Old age: thinking outside the box
Indeed it ain’t. Getting old is a curious journey and the trail signs are sometimes confusing and hard to read. The writer Robert Thomas Allen said, “You don’t grow old gradually, or on purpose, the way you go downtown on a subway. It’s more like finding yourself standing in the last station and wondering how you got there.”
And the stations aren’t well marked. I never realized I was ‘getting on’ until people started telling me how good I looked. Nobody commented on my vitality when I was seventeen, twenty-five or even forty-five, but now that I’m a greybeard, the air is full of “Hey, you’re looking great!” and “Wow! Did you lose some weight?”
I’m pretty sure what they mean is: “Hmm, I see you’re not dead yet.”
You bet I’m not. And I’ve got no plans to ‘ go gentle’ either. I’ve long admired the poem Dylan Thomas wrote for his dying father and especially his advice to ‘rage, rage, against the dying of the light’.
Not that the Welshman knew what he was talking about.
Dylan Thomas boozed his way into oblivion long before he became eligible to receive his old age pension. The man’s last words before he passed out in a heap on the floor of a New York City gin joint were, “I’ve had 18 straight whiskies. I believe that’s a record.”
Dylan Thomas was just 39, still decades away from any first-hand knowledge of the dirty tricks advancing age dispenses – the stiff joints, the bad sleeps, the, as Leonard Cohen put it, “aches in the places where I used to play.”

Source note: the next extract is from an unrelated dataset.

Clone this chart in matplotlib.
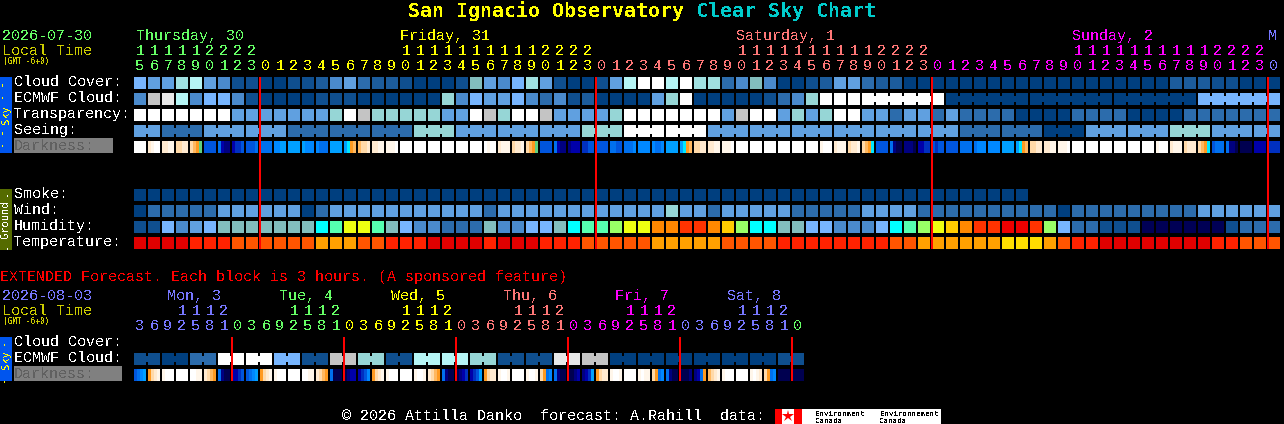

I believe there’s another well-known consequence of aging but I can’t recall it offhand.
But I do recall a report from the Canadian Institute for Health Information that came out last month. It indicates almost half, 45 percent, of residents in nursing homes and similar residences show symptoms of depression.
Imagine that. You take old folks out of their homes, away from their families, their pets, their routines and ensconce them in unfamiliar surroundings among strangers and caregivers serving institutional food prepared by other strangers and they tend to get a little down in the mouth? Who could possibly have foreseen that?
What’s worse according to the report is that the depressive symptoms are frequently undiagnosed and hence left untreated.
It doesn’t have to be that way. Dr. Marie-France Rivard, an Ottawa psychiatrist who specializes in geriatrics, says it’s crucial to get our elders’ caregivers onside because, “depression is a very treatable illness and with appropriate identification and treatment, the quality of life of people can be much improved.”
Of course one must always be alert to the danger of too much attentiveness. Take my pal Steve. He’s a well-respect- ed elder with lots of good friends, but alas, no living family. He finally got a little too old and frail to look after his farm so he sold it and moved into an extended care facility.
And it’s a high end joint. The rooms are warm and roomy, the food is great and the staff is incredibly helpful and devoted. On his first day there, a nurse sat Steve on his bed and began to explain the facilities. As she talked she noticed that Steve was slowly beginning to list to one side. The nurse sprang up and gently pushed him upright. As she was leaving the room she happened to look back and there was Steve, sitting on the bed but definitely teetering to starboard again. She rushed back and straightened him up. Just to be on the safe side she called a nurse’s aide and asked her to stay with Steve in case he started to fall over once more.
Sure enough, five times Steve started to lean; five times the nurse’s aide got him vertical again.
I went in to visit Steve that night and asked him how he liked the place.
“It’s not too bad,” Steve allowed, “except they won’t let you fart.”